Nuclear Calcium Signaling

Abstract

Calcium is the major intracellular messenger linking synaptic activity in neurons to gene expression to control diverse functions including adaptive responses to synaptic activity as well as survival and death (Bading et al. 1993; Hardingham et al. 1997; Chawla and Bading 2001; West et al. 2001; Zhang et al. 2007; Flavell and Greenberg 2008; Mellstrom et al. 2008; Redmond 2008; Wayman et al. 2008; Bootman et al. 2009; Zhang et al. 2009; Hardingham and Bading 2010).
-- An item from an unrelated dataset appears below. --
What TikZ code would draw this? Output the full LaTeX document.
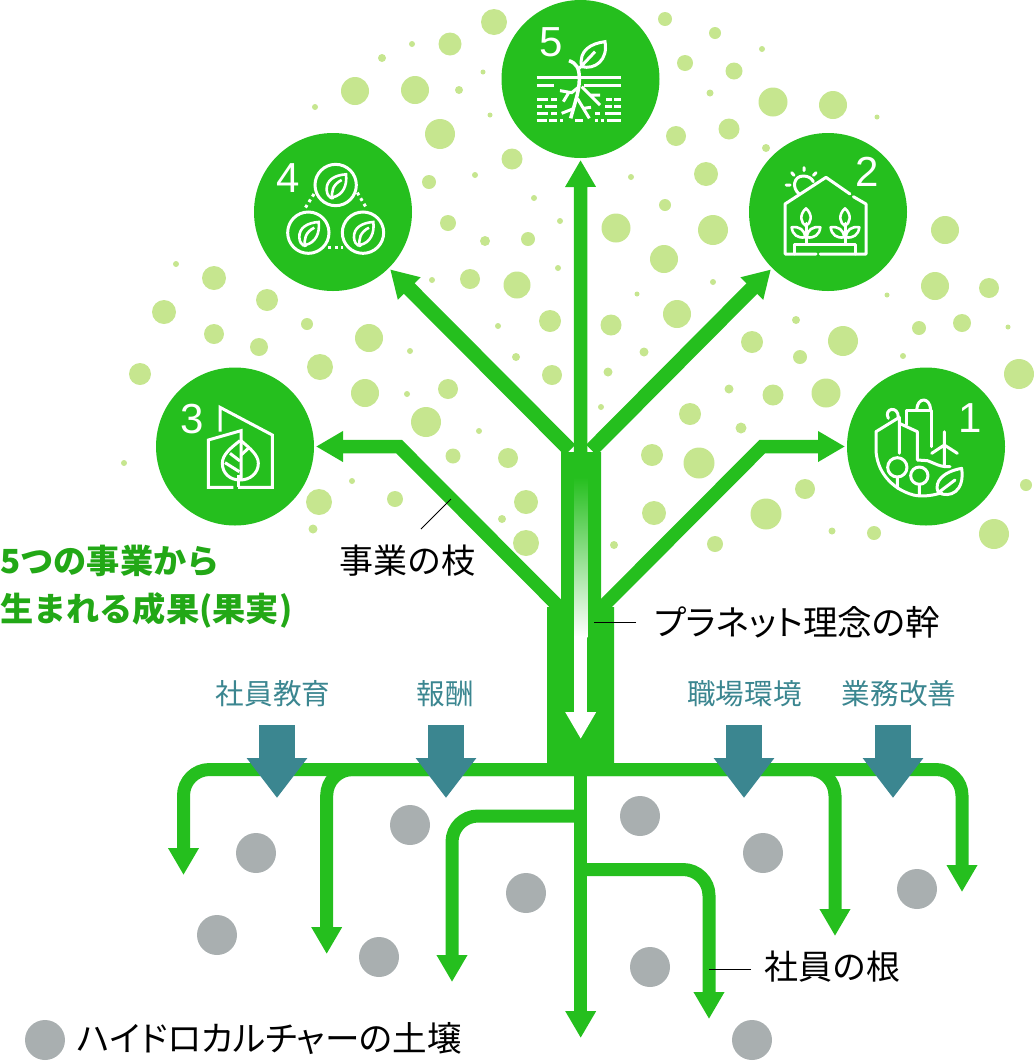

Calcium entry at the synapse acts locally to activate signaling cascades which regulate posttranslational modifications essential for synaptic plasticity, such as the insertion of alpha-amino-3-hydroxy-5-methyl-4-isoxazolepropionic acid receptors (AMPARs) into the postsynaptic membrane (Soderling 2000; Malinow and Malenka 2002; Ehrlich and Malinow 2004). Synaptic activity can also evoke calcium signals in the nucleus which regulate gene pools largely through the phosphorylation of cAMP response element-binding protein (CREB) and its coactivator, CREB-binding protein (CBP) (Bading et al. 1993; Hardingham et al. 1997; Hardingham et al. 1999; Hu et al. 1999; Hardingham et al. 2001b; Impey et al. 2002; Zhang et al. 2009). Distinct mechanisms have been proposed to mediate synaptically generated calcium signals in subcompartments of pyramidal neurons; N-methyl-D -aspartate receptors (NMDARs) and ryanodine receptors have been implicated in the spine, inositol 3,4,5 triphosphate (IP3) receptors in the dendrites, and L-type voltage-gated calcium channels (VGCCs) at the soma and nucleus, although both NMDARs and IP3 receptors can also contribute to somatic and nuclear calcium signals under certain stimulation conditions (Nakamura et al. 1999; Bardo et al. 2006; Raymond and Redman 2006; Watanabe et al. 2006; Hong and Ross 2007; Hagenston et al. 2008; Bengtson et al. 2010). We review here the calcium signaling pathways underlying synaptically activated gene transcription leading to long-lasting changes in synaptic efficacy and memory as well as the physiological mechanisms by which synaptic activity evokes nuclear calcium signals.